Maximize $L^p$ norm over sphere
Proof for the case $p$ odd:
The Lagrange-multiplier equation yields $$ p\lambda_i^{p-1}+a\lambda_i+b=0 $$ for some $a,b \in \mathbb{R}$. If $p>1$ is odd the LHS is a strictly convex function in $\lambda_i$ and can be zero at at most two different real values.
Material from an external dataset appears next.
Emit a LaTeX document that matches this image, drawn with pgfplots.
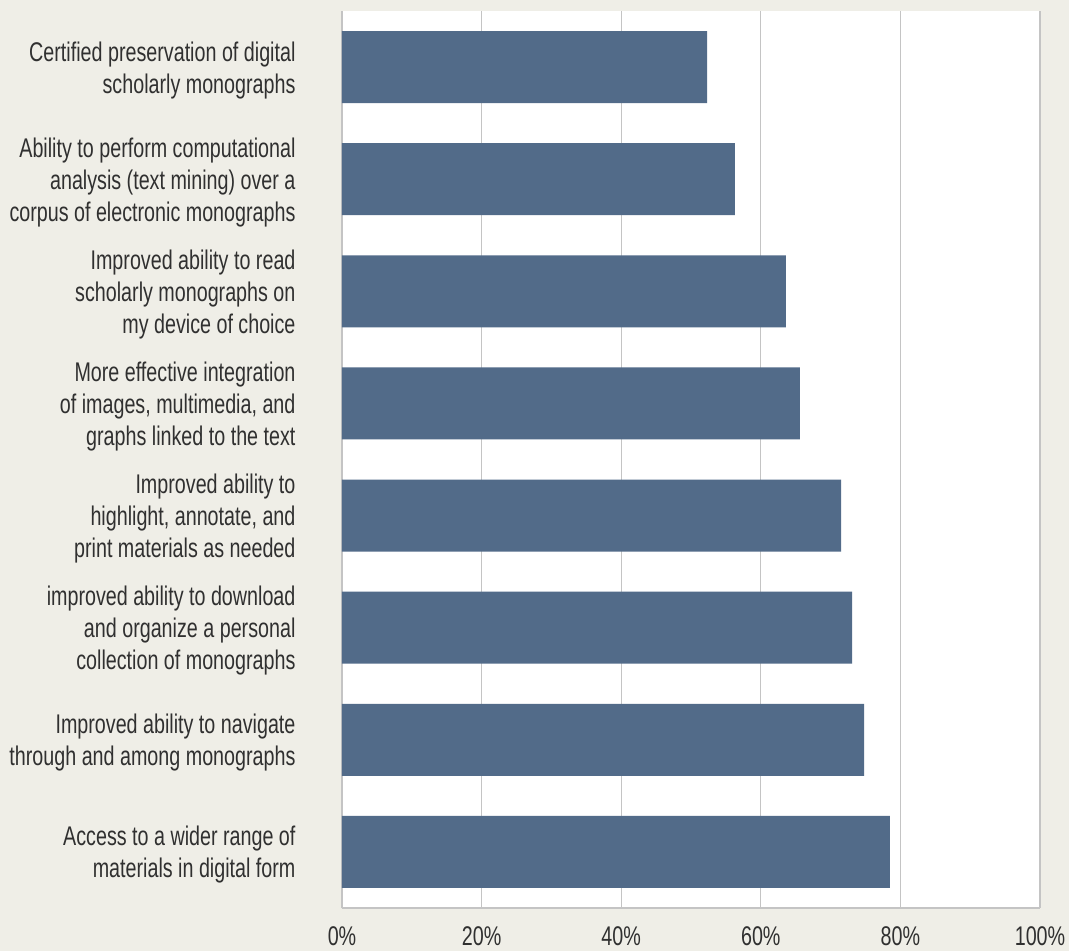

Assume now we have $n_1, n_2 \in \mathbb{N}$ times $\lambda_1, \lambda_2$ then we want to maximize $$ \sum_{i=1}^2 n_i\lambda^p_i $$ with the constraints $$ \sum_{i=1}^2 n_i\lambda^2_i=1, \sum_{i=1}^2 n_i\lambda_i=0, \sum_{i=1}^2 n_i=n $$ or equivalently that $$ n_1=\frac{n\lambda_ 2}{ \lambda_2-\lambda_1},\\ n_2=\frac{n\lambda_ 1}{ \lambda_1-\lambda_2},\\ n\lambda_1 \lambda_2=-1. $$ WLOG $\lambda_1>\lambda_2$. Since $\lambda_1 \lambda_2<0$ we have $\lambda_1>0>\lambda_2$. Because $n_1 \geq1$ we have $(n-1)\lambda_2+\lambda_1\leq 0$ and hence $$ \lambda_1^2\leq -(n-1)\lambda_1\lambda_2 =\frac{n-1}{n}.$$ Hence $$ \lambda_1\leq (n-1)^{1/2}n^{-1/2}, \lambda_2=-1/(n\lambda_1) \leq -(n-1)^{-1/2}n^{-1/2}. $$ We then have $$ \sum_{i=1}^2 n_i\lambda^p_i= \frac{\lambda_1^{p-1}-\lambda_2^{p-1}}{\lambda_1-\lambda_2}\leq \frac{(n-1)^{(p-1)/2}n^{-(p-1)/2} -(n-1)^{-(p-1)/2}n^{-(p-1)/2} }{ (n-1)^{-1/2}n^{1/2}}=((n-1)^{p/2}-(n-1)^{-(p-2)/2})n^{-p/2} $$ Equality holds as conjectured by the OP.
Proof for $p$ even:
If $p$ is even the LHS of the Lagrange multiplier equation is strictly convex on the positive halfline and strictly concave on the negative half line. On both half lines we can have at most two solutions. Furthermore we have in total an odd number of solutions. Hence for $p$ even we will have at most three different valus of $\lambda$. Now if we do something similar as in the case $p$ odd we end up with $$ n_2=\frac{1-\lambda_1\lambda_3 n}{(\lambda_2-\lambda_1)(\lambda_2-\lambda_3)}, ... $$ where WLOG $\lambda_1>\lambda_2>\lambda_3$ . Since $n_2>0$ we have $\lambda_1\lambda_3>0$ Hence all three $\lambda 's$ have the same sign and thus they can not all satisfy the Lagrange multiplier equation.